Easter starts rather than ends on Easter. In fact, tomorrow is the “Third Sunday of Easter” implying that what we celebrate on the first Easter Sunday is meant to be consequential in the weeks that follow.
We don’t finish our Easter service and roll the stone back over the tomb to make it ready for next year, but what happened in that tomb – we believe, an unparalleled miracle – is meant to bleed into our daily lives throughout the year.
So, we're taking time each Sunday during Easter to reflect upon the resurrection in a way that matters on a Thursday.
You see, orthodoxy is easy.
Believing that something has happened, such as Jesus rising from the dead, while perhaps intellectually difficult, doesn’t demand or cost us much of anything. We can show up on Easter Sunday with a firm conviction that Christianity’s most astounding claim actually happened and yet go to work the next morning without that truth demanding anything of us or really altering the trajectory of our lives.
In fact, in churches where orthodoxy is a, if not the principle value – churches that really really really "believe all the Bible teaches" and adhere to the most sophisticated and elaborate confessions of faith – are often communities that are intolerant of dissent and where members feel unsafe. The neighborhoods these churches inhabit aren’t typically any better off for them being located there.
Intown is a church that is intentionally in relationship with a denomination rooted in the historic Christian faith and which has an identifiable confession that it, and therefore we, adhere to. This isn’t a burden to bear but an exercise of joyful alignment and submission. But, at the same time, believing the right stuff is one of the easier parts of being a church.
What sometimes feels impossibly hard is to believe, feel, and act – all at the same time – in accordance with the call of God (IOW, to be a church marked by orthodoxy, orthopathos, and orthopraxy.) and in a way that the Easter Resurrection matters on a Thursday.

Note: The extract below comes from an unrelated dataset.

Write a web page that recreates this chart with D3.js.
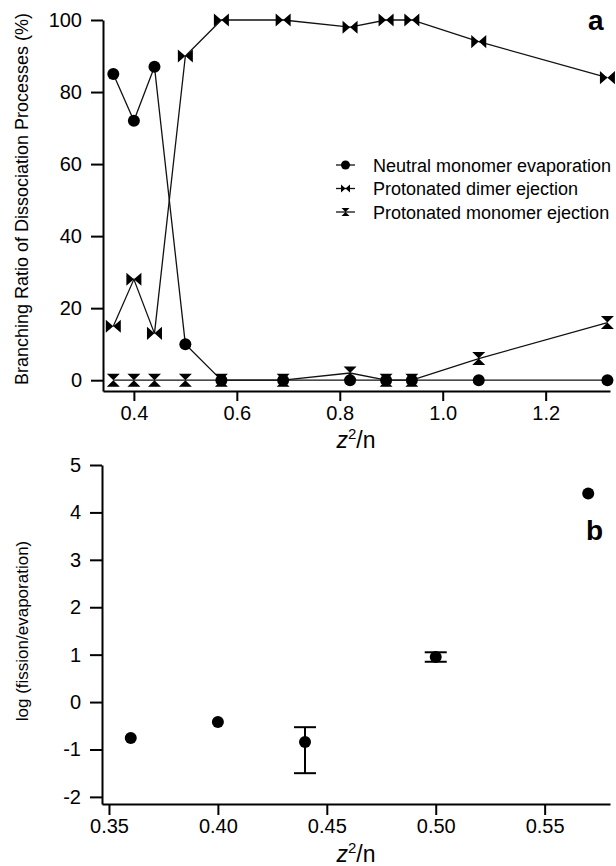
<!DOCTYPE html>
<html>
<head>
    <title>Branching ratio of dissociation processes</title>
    <style>
        body { margin: 0; background: #fff; }
        svg { font-family: Arial, "Liberation Sans", sans-serif; }
        .axis path, .axis line { stroke: #000; stroke-width: 2; }
        .axis text { font-size: 20px; fill: #000; }
    </style>
</head>
<body>
    <div id="chart"></div>

    <script src="https://d3js.org/d3.v7.min.js"></script>
    <script>
        // 数据 (a)
        var z2n = [0.36, 0.40, 0.44, 0.50, 0.57, 0.69, 0.82, 0.89, 0.94, 1.07, 1.32];
        var neutralMonomer = [85, 72, 87, 10, 0, 0, 0, 0, 0, 0, 0];
        var protonatedDimer = [15, 28, 13, 90, 100, 100, 98, 100, 100, 94, 84];
        var protonatedMonomer = [0, 0, 0, 0, 0, 0, 2, 0, 0, 6, 16];
        var legendNames = ["Neutral monomer evaporation", "Protonated dimer ejection", "Protonated monomer ejection"];
        var xTicksA = [0.4, 0.6, 0.8, 1.0, 1.2];
        var yTicksA = [0, 20, 40, 60, 80, 100];

        // 数据 (b)
        var z2nB = [0.36, 0.40, 0.44, 0.50, 0.57];
        var logRatio = [-0.76, -0.42, -0.84, 0.95, 4.4];
        var errLow = [null, null, -1.5, 0.85, null];
        var errHigh = [null, null, -0.53, 1.05, null];
        var xTicksB = [0.35, 0.40, 0.45, 0.50, 0.55];
        var yTicksB = [-2, -1, 0, 1, 2, 3, 4, 5];

        var width = 616, height = 866;

        var svg = d3.select("#chart")
            .append("svg")
            .attr("width", width)
            .attr("height", height);

        // 标记形状
        function bowtie(s) {
            return "M" + (-s) + "," + (-s * 0.87) + "L0,0L" + (-s) + "," + (s * 0.87) + "Z" +
                   "M" + s + "," + (-s * 0.87) + "L0,0L" + s + "," + (s * 0.87) + "Z";
        }
        function hourglass(s) {
            return "M" + (-s) + "," + (-s) + "L0,0L" + s + "," + (-s) + "Z" +
                   "M" + (-s) + "," + s + "L0,0L" + s + "," + s + "Z";
        }

        // ===== 图 a =====
        var xA = d3.scaleLinear().domain([0.34, 1.325]).range([103, 610]);
        var yA = d3.scaleLinear().domain([-3, 100]).range([391, 20]);

        svg.append("g")
            .attr("class", "axis")
            .attr("transform", "translate(0,391)")
            .call(d3.axisBottom(xA).tickValues(xTicksA).tickSize(10).tickSizeOuter(0).tickPadding(5)
                .tickFormat(d3.format(".1f")));

        svg.append("g")
            .attr("class", "axis")
            .attr("transform", "translate(103,0)")
            .call(d3.axisLeft(yA).tickValues(yTicksA).tickSize(12).tickSizeOuter(0).tickPadding(9));

        var line = d3.line()
            .x(function (d) { return xA(d[0]); })
            .y(function (d) { return yA(d[1]); });

        var seriesA = [neutralMonomer, protonatedDimer, protonatedMonomer];
        seriesA.forEach(function (vals) {
            svg.append("path")
                .datum(z2n.map(function (x, i) { return [x, vals[i]]; }))
                .attr("d", line)
                .attr("fill", "none")
                .attr("stroke", "#111")
                .attr("stroke-width", 1.3);
        });

        // 标记
        svg.append("g").selectAll("circle")
            .data(neutralMonomer)
            .enter().append("circle")
            .attr("cx", function (d, i) { return xA(z2n[i]); })
            .attr("cy", function (d) { return yA(d); })
            .attr("r", 6)
            .attr("fill", "#000");

        svg.append("g").selectAll("path")
            .data(protonatedDimer)
            .enter().append("path")
            .attr("transform", function (d, i) { return "translate(" + xA(z2n[i]) + "," + yA(d) + ")"; })
            .attr("d", bowtie(7.5))
            .attr("fill", "#000");

        svg.append("g").selectAll("path")
            .data(protonatedMonomer)
            .enter().append("path")
            .attr("transform", function (d, i) { return "translate(" + xA(z2n[i]) + "," + yA(d) + ")"; })
            .attr("d", hourglass(6.5))
            .attr("fill", "#000");

        // 图例
        var legend = svg.append("g").attr("transform", "translate(336,165)");
        legendNames.forEach(function (name, i) {
            var row = legend.append("g").attr("transform", "translate(0," + (i * 23.5) + ")");
            row.append("line").attr("x1", 0).attr("x2", 19).attr("y1", 0).attr("y2", 0)
                .attr("stroke", "#111").attr("stroke-width", 1.3);
            if (i === 0) {
                row.append("circle").attr("cx", 9.5).attr("cy", 0).attr("r", 4.5).attr("fill", "#000");
            } else if (i === 1) {
                row.append("path").attr("transform", "translate(9.5,0)").attr("d", bowtie(4.5)).attr("fill", "#000");
            } else {
                row.append("path").attr("transform", "translate(9.5,0)").attr("d", hourglass(4)).attr("fill", "#000");
            }
            row.append("text").attr("x", 37).attr("y", 6.5)
                .attr("font-size", 18).text(name);
        });

        svg.append("text").attr("x", 588).attr("y", 30)
            .attr("font-size", 28).attr("font-weight", "bold").text("a");

        // 轴标题
        svg.append("text")
            .attr("transform", "translate(28,199) rotate(-90)")
            .attr("text-anchor", "middle")
            .attr("font-size", 18)
            .text("Branching Ratio of Dissociation Processes (%)");

        function z2Label(x, y) {
            var t = svg.append("text").attr("x", x).attr("y", y)
                .attr("text-anchor", "middle").attr("font-size", 23);
            t.append("tspan").attr("font-style", "italic").text("z");
            t.append("tspan").attr("font-size", 15).attr("dy", -9).text("2");
            t.append("tspan").attr("dy", 9).text("/n");
        }
        z2Label(356, 448);

        // ===== 图 b =====
        var xB = d3.scaleLinear().domain([0.3468, 0.58]).range([102, 610]);
        var yB = d3.scaleLinear().domain([-2.15, 5]).range([804, 465]);

        svg.append("g")
            .attr("class", "axis")
            .attr("transform", "translate(0,804)")
            .call(d3.axisBottom(xB).tickValues(xTicksB).tickSize(11).tickSizeOuter(0).tickPadding(4)
                .tickFormat(d3.format(".2f")));

        svg.append("g")
            .attr("class", "axis")
            .attr("transform", "translate(102,0)")
            .call(d3.axisLeft(yB).tickValues(yTicksB).tickSize(12).tickSizeOuter(0).tickPadding(9)
                .tickFormat(function (d) { return String(d); }));

        // 误差线
        var eb = svg.append("g").attr("stroke", "#000").attr("stroke-width", 2);
        z2nB.forEach(function (x, i) {
            if (errLow[i] === null) return;
            var cx = xB(x);
            eb.append("line").attr("x1", cx).attr("x2", cx).attr("y1", yB(errLow[i])).attr("y2", yB(errHigh[i]));
            eb.append("line").attr("x1", cx - 11).attr("x2", cx + 11).attr("y1", yB(errLow[i])).attr("y2", yB(errLow[i]));
            eb.append("line").attr("x1", cx - 11).attr("x2", cx + 11).attr("y1", yB(errHigh[i])).attr("y2", yB(errHigh[i]));
        });

        svg.append("g").selectAll("circle")
            .data(logRatio)
            .enter().append("circle")
            .attr("cx", function (d, i) { return xB(z2nB[i]); })
            .attr("cy", function (d) { return yB(d); })
            .attr("r", 6)
            .attr("fill", "#000");

        svg.append("text").attr("x", 586).attr("y", 540)
            .attr("font-size", 28).attr("font-weight", "bold").text("b");

        svg.append("text")
            .attr("transform", "translate(28,631) rotate(-90)")
            .attr("text-anchor", "middle")
            .attr("font-size", 17)
            .text("log (fission/evaporation)");

        z2Label(356, 862);
    </script>
</body>
</html>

Our hope is that in believing that Jesus rose again that we would also long for and act towards bringing new life into the midst of: dying relationships and marriages, decaying bodies and instances of mental disorder, disintegrating urban fabric due to systemic injustice and inequality, as well as in those places of deadness in our individual spiritual lives.
Tomorrow we’re looking at the very strange episode at the tail end of the Gospel of Mark where two women go to the tomb where Jesus was buried and find it empty. We're told that they’re scared to death, and then, nothing happens! Mark doesn’t tell us what happens next.
Is this an invitation perhaps to imagine what should happen next? To ask, “resurrection? so what?” in their situation and then in ours.